The Carrying of Passengers is Forbidden unfolded the hidden histories of motoring design, social policy and disability, through interdisciplinary research into the ‘invalid tricycle’, a three-wheeled vehicle issued to disabled users. It examined official, and obscured unofficial accounts and silences, to explore approximately 75 years of disability mobility provision by the UK Government and explain how a multitude of ‘sanctioned’ decisions led to a dangerous, yet liberational, dichotomic package of ‘care’.
The results of the research were presented in an exhibition, The Carrying of Passengers is Forbidden, which in stage one was thematically curated around the WW1 period as showcased in Liverpool and was further developed in stage two to include the WW2 period and the NHS for later exhibitions, such as at Beamish Museum. The exhibition took the form of a multimedia installation consisting of photographic research, video interview, period archive film, innovative 3D animation, toy tricycle, tricycle ephemera, art installation and the use of a period invalid tricycle.
The research was deliberately located in the North East and North West of England to enable partnership development (10 cultural partners) and volunteer collaboration. The research led to McKeown being invited to contribute to important national exhibitions, events and global mainstream media.

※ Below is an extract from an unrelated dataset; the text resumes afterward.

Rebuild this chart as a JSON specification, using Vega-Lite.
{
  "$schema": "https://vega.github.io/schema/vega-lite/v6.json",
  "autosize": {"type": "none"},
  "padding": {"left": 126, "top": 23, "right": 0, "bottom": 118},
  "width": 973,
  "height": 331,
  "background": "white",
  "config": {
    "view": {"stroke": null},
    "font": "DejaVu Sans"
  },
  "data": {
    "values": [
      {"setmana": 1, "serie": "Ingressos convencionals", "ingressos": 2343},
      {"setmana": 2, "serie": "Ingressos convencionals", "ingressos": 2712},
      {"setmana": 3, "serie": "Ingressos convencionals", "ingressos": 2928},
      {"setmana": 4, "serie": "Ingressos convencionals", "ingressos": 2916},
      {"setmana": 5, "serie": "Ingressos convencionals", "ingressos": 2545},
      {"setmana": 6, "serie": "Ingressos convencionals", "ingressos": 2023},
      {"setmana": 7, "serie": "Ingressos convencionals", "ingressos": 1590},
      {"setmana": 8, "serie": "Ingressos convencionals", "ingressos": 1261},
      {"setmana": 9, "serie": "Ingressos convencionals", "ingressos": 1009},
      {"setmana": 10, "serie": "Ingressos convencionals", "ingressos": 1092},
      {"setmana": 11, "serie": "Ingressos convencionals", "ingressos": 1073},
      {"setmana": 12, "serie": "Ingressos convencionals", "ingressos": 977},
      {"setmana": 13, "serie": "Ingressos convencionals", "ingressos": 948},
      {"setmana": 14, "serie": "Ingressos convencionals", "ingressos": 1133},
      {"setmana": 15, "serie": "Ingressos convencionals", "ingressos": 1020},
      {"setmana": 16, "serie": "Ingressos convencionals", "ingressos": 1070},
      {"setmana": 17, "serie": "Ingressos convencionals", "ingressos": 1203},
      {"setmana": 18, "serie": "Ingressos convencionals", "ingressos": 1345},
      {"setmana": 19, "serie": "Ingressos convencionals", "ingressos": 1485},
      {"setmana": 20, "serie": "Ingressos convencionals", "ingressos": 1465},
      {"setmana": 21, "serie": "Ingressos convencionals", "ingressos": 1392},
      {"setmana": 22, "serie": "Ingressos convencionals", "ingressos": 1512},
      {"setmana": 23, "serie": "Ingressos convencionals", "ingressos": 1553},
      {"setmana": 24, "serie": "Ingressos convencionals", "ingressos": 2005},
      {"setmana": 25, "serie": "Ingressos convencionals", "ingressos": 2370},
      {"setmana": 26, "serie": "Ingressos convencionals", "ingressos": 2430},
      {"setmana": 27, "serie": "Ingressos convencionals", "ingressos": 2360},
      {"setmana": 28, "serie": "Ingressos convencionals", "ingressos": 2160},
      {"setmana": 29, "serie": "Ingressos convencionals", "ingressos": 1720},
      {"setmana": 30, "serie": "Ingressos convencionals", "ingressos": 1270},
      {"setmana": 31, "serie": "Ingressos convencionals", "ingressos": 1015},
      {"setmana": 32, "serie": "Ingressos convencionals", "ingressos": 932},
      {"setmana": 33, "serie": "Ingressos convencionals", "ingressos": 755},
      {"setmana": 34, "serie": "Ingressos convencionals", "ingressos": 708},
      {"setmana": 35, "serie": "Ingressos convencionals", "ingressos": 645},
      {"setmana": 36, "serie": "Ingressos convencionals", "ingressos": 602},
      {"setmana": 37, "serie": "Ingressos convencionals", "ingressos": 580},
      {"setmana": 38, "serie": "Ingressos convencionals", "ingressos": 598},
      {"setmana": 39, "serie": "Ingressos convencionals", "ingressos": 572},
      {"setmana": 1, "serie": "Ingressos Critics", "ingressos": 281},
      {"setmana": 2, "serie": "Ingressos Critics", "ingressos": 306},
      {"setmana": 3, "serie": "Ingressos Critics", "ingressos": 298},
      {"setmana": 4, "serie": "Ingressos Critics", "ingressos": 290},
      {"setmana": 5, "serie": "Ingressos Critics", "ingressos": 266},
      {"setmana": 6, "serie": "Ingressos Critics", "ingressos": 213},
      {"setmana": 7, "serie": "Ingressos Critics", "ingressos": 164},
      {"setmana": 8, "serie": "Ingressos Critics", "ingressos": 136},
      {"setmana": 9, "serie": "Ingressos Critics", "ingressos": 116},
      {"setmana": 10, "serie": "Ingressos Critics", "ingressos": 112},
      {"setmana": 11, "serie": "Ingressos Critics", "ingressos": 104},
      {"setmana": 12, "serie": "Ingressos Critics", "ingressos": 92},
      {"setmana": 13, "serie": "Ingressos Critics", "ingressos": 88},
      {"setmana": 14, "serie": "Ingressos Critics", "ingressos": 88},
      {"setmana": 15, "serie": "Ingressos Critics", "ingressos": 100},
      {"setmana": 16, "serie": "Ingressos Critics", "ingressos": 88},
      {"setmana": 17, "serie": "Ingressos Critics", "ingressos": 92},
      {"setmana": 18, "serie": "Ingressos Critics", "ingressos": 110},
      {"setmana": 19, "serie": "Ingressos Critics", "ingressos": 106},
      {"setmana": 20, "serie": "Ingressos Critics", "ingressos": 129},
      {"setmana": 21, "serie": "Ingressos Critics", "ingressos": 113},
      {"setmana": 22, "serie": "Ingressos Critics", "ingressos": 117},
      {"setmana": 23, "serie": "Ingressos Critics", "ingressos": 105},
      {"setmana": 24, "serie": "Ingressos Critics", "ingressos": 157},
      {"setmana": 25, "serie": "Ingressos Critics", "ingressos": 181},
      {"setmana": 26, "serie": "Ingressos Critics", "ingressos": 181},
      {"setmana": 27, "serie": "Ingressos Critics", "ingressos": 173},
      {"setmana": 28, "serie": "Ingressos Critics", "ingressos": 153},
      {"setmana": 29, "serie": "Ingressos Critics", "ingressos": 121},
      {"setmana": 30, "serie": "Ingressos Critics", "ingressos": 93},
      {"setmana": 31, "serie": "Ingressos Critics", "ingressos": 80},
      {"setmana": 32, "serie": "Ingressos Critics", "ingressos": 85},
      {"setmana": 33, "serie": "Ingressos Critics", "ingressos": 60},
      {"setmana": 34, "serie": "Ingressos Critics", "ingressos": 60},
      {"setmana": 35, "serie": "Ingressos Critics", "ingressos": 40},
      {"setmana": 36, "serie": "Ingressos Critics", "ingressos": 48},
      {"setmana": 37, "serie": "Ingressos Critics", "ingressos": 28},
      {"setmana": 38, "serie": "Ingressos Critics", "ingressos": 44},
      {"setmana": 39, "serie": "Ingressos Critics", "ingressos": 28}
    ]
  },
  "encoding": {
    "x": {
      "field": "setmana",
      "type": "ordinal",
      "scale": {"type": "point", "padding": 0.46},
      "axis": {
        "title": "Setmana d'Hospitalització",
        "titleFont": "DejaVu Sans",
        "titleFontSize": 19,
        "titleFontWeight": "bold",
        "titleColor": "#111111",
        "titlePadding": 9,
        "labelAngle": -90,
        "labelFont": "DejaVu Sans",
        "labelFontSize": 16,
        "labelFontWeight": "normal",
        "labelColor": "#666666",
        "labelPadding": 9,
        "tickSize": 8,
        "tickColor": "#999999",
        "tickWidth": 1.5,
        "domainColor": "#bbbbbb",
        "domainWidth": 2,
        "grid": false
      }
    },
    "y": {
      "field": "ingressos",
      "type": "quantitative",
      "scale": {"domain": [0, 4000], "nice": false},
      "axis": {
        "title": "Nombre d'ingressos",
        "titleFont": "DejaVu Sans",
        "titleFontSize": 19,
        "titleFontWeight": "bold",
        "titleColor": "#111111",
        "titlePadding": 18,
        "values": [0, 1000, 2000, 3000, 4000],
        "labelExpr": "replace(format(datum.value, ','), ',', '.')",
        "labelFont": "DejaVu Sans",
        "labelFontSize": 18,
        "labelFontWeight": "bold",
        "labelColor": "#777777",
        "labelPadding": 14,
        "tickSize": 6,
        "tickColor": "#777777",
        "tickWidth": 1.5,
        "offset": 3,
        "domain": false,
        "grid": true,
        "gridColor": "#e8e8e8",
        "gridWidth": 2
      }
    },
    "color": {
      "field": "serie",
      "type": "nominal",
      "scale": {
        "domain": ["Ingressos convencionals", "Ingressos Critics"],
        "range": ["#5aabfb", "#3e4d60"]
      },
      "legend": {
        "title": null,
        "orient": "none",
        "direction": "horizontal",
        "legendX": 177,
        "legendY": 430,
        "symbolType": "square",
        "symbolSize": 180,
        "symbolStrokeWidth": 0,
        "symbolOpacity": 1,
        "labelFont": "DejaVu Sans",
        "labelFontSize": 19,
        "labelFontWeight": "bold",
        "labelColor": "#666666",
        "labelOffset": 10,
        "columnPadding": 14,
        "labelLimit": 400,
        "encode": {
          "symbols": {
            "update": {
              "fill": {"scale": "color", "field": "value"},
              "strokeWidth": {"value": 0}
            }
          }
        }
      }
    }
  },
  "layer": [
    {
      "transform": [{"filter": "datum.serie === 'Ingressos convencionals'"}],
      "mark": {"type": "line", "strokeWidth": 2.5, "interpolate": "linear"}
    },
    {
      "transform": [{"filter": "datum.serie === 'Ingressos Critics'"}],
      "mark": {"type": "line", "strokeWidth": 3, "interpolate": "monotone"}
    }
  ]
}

The Carrying of Passengers is Forbidden stepped outside normative museology (Sandell and Dodd, 2010) to intervene intellectually in multiple discourses; design for disability (Goldsmith, 1992; Guffy, 2017), the mobilities paradigm (Goggin, 2016), technology and disabled people (Roulstone, 1998; Harris, 2010; Nussbaum, 2011; Millar, 2014), material culture studies and Universal Design (Imrie, 2014), fine art, heritage and motor history. It developed new knowledge and analysis within design and disability history in order to provide a critical account rich in a range of perspectives.
McKeown revealed lost and absented national and international records, recognising iconic but once quotidian disability motor vehicles, to create a cohesive model of museum and gallery practice. The resulting transformations of notions of the invalid tricycle built a significant research narrative, instigating a more holistic, inclusive approach to mainstream motoring history. McKeown acts as a pioneer in acknowledging a cultural status and relevance, previously missing, ignored and suppressed.
By identifying and analysing at risk and forgotten materials, McKeown established the UK's most extensive collection of historic disability-related vehicles and contemporaneous ephemera. This led to significant engagement with the UK Disability Art festival, DaDaFest International (2018), the Museum of Liverpool, St Georges Hall and Beamish - The Living Museum of the North, creating a model for engagement with the public, producers and historians to ensure recognition and contextualisation of lost history.
McKeown secured Heritage Fund support, commissioned the first book on disability tricycles, created an innovative 3D interactive heritage animation and with disabled volunteers, informed new approaches to curation by museums. As an expert, his contribution was sought by Channel 4’s Great British Car Journeys, Forces TV and the BBC Four's People’s History of the NHS.
Through this research, McKeown became the voluntary Director of the Invalid Carriage Register, custodian and co-creator of a unique archive, and custodian of elements of the Disabled Motoring UK archives.